LTTS well placed to capture the demand momentum: LTTS is well placed to capture the overall demand momentum as it is one of the top pure play ER&D services companies globally. It works with 57 of top 100 global ER&D spenders. It also enjoys solid wallet share as it is among the top two vendors with most of its top 30 accounts, including being the top vendor for four out of the top five clients. LTTS’ multi-vertical presence (v/s a single or few verticals presence for its peers) allows it to leverage its cross vertical capabilities to build its solutions offerings. Given the strong demand and improved visibility, the management has guided at an $1-billion/$1.5-billion revenue run-rate by 2Q-3QFY23/FY25, with ~18% EBIT margin.

Its FY25 guidance implies a FY21-25 USD revenue CAGR of ~20%, and indicates high management confidence in both the demand environment as well as its ability to gain share in all key verticals. The management has increased its focus on scaling up large accounts along with large deals, which will drive growth. It sees scope for margin improvement, led by a further offshore shift.
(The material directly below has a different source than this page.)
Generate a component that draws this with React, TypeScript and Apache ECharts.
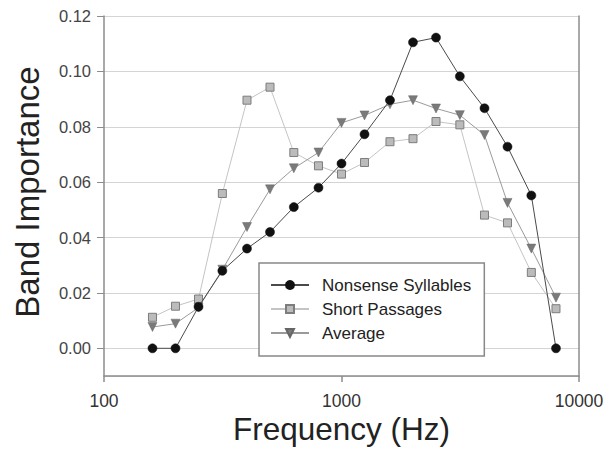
import React, { useEffect, useRef } from "react";
import * as echarts from "echarts";

// One-third-octave band centre frequencies (Hz)
const frequencies = [
  160, 200, 250, 315, 400, 500, 630, 800, 1000, 1250, 1600, 2000, 2500, 3150,
  4000, 5000, 6300, 8000,
];

// Band importance functions
const nonsenseSyllables = [
  0, 0, 0.015, 0.028, 0.036, 0.042, 0.051, 0.058, 0.0667, 0.0773, 0.0896,
  0.1105, 0.1122, 0.0982, 0.0867, 0.0728, 0.0552, 0,
];
const shortPassages = [
  0.0112, 0.0152, 0.0178, 0.0559, 0.0896, 0.0943, 0.0707, 0.0659, 0.0629,
  0.0671, 0.0746, 0.0757, 0.0819, 0.0807, 0.0481, 0.0453, 0.0274, 0.0143,
];
const average = [
  0.0077, 0.0089, 0.0147, 0.0284, 0.0438, 0.0574, 0.065, 0.0707, 0.0814,
  0.0841, 0.0881, 0.0896, 0.0866, 0.0842, 0.077, 0.0525, 0.036, 0.0183,
];

const seriesNames = ["Nonsense Syllables", "Short Passages", "Average"];
const xTitle = "Frequency (Hz)";
const yTitle = "Band Importance";

const FONT = '"Liberation Sans", Arial, Helvetica, sans-serif';

const pairs = (values: number[]) => frequencies.map((f, i) => [f, values[i]]);

export default function App() {
  const ref = useRef<HTMLDivElement>(null);

  useEffect(() => {
    if (!ref.current) return;
    const chart = echarts.init(ref.current, undefined, { renderer: "svg" });

    chart.setOption({
      animation: false,
      backgroundColor: "#ffffff",
      textStyle: { fontFamily: FONT },
      grid: {
        left: 104,
        right: 34,
        top: 16,
        bottom: 78,
        containLabel: false,
        outerBoundsMode: "none",
      },
      xAxis: {
        type: "log",
        logBase: 10,
        min: 100,
        max: 10000,
        axisLine: {
          show: true,
          onZero: false,
          lineStyle: { color: "#8c8c8c", width: 1.5 },
        },
        axisTick: {
          show: true,
          inside: false,
          length: 6,
          lineStyle: { color: "#8c8c8c", width: 1.5 },
        },
        axisLabel: {
          margin: 16,
          fontSize: 17.5,
          color: "#333",
          fontFamily: FONT,
          formatter: (v: number) => String(Math.round(v)),
        },
        splitLine: { show: false },
        minorTick: { show: false },
      },
      yAxis: [
        {
          type: "value",
          min: -0.01,
          max: 0.12,
          splitNumber: 6,
          axisLine: { show: true, lineStyle: { color: "#8c8c8c", width: 1.5 } },
          axisTick: {
            show: true,
            inside: false,
            length: 7,
            lineStyle: { color: "#8c8c8c", width: 1 },
          },
          axisLabel: {
            margin: 13,
            fontSize: 16.5,
            color: "#444",
            fontFamily: FONT,
            showMinLabel: false,
            formatter: (v: number) => v.toFixed(2),
          },
          splitLine: { show: true, lineStyle: { color: "#d4d4d4", width: 1 } },
        },
        {
          type: "value",
          position: "right",
          min: -0.01,
          max: 0.12,
          axisLine: { show: true, lineStyle: { color: "#8c8c8c", width: 1.5 } },
          axisTick: { show: false },
          axisLabel: { show: false },
          splitLine: { show: false },
        },
      ],
      legend: {
        orient: "vertical",
        left: 259,
        top: 263,
        padding: [12, 13, 13, 11],
        itemWidth: 38,
        itemHeight: 10,
        itemGap: 4,
        borderColor: "#888",
        borderWidth: 1.5,
        backgroundColor: "#ffffff",
        data: seriesNames,
        textStyle: {
          fontSize: 17,
          lineHeight: 20,
          color: "#222",
          fontFamily: FONT,
          padding: [0, 0, 0, 8],
        },
      },
      series: [
        {
          name: seriesNames[0],
          type: "line",
          data: pairs(nonsenseSyllables),
          symbol: "circle",
          symbolSize: 9,
          z: 4,
          lineStyle: { color: "#4a4a4a", width: 1 },
          itemStyle: { color: "#111", borderColor: "#111", borderWidth: 0.5 },
        },
        {
          name: seriesNames[1],
          type: "line",
          data: pairs(shortPassages),
          symbol: "rect",
          symbolSize: 8,
          z: 2,
          lineStyle: { color: "#c4c4c4", width: 1 },
          itemStyle: { color: "#bbbbbb", borderColor: "#7d7d7d", borderWidth: 1 },
        },
        {
          name: seriesNames[2],
          type: "line",
          data: pairs(average),
          symbol: "triangle",
          symbolRotate: 180,
          symbolSize: 9,
          z: 3,
          lineStyle: { color: "#9a9a9a", width: 1 },
          itemStyle: { color: "#7a7a7a", borderColor: "#666", borderWidth: 0.5 },
        },
      ],
      graphic: [
        {
          type: "text",
          x: 341.5,
          y: 429,
          style: {
            text: xTitle,
            font: `31.5px ${FONT}`,
            fill: "#222",
            textAlign: "center",
            textVerticalAlign: "middle",
          },
        },
        {
          type: "text",
          x: 27.5,
          y: 192,
          rotation: Math.PI / 2,
          style: {
            text: yTitle,
            font: `33px ${FONT}`,
            fill: "#222",
            textAlign: "center",
            textVerticalAlign: "middle",
          },
        },
      ],
    });

    return () => chart.dispose();
  }, []);

  return (
    <div
      ref={ref}
      style={{ position: "fixed", left: 0, top: 0, width: 613, height: 454 }}
    />
  );
}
Valuation and view – industry-leading growth to defend rich multiples: The management has provided a strong outlook, which implies a growth momentum of ~20% over FY21-25E. Moreover, it reiterated its focus of keeping its guidance achievable, despite client and attrition related risks. We see this as an indication that there can also be potential upside risk to its aspiration of $1.5-billion revenue by FY25. The management is confident of maintaining segmental margin, despite then near-term headwind from a tight supply environment. Moreover, its medium term margin outlook of ~18% EBIT implies a margin expansion. Our TP of Rs 4,530 per share implies 39x FY23E EPS (v/s 31x earlier), given its strong medium term guidance and increased earnings visibility. We maintain our ‘buy’ rating.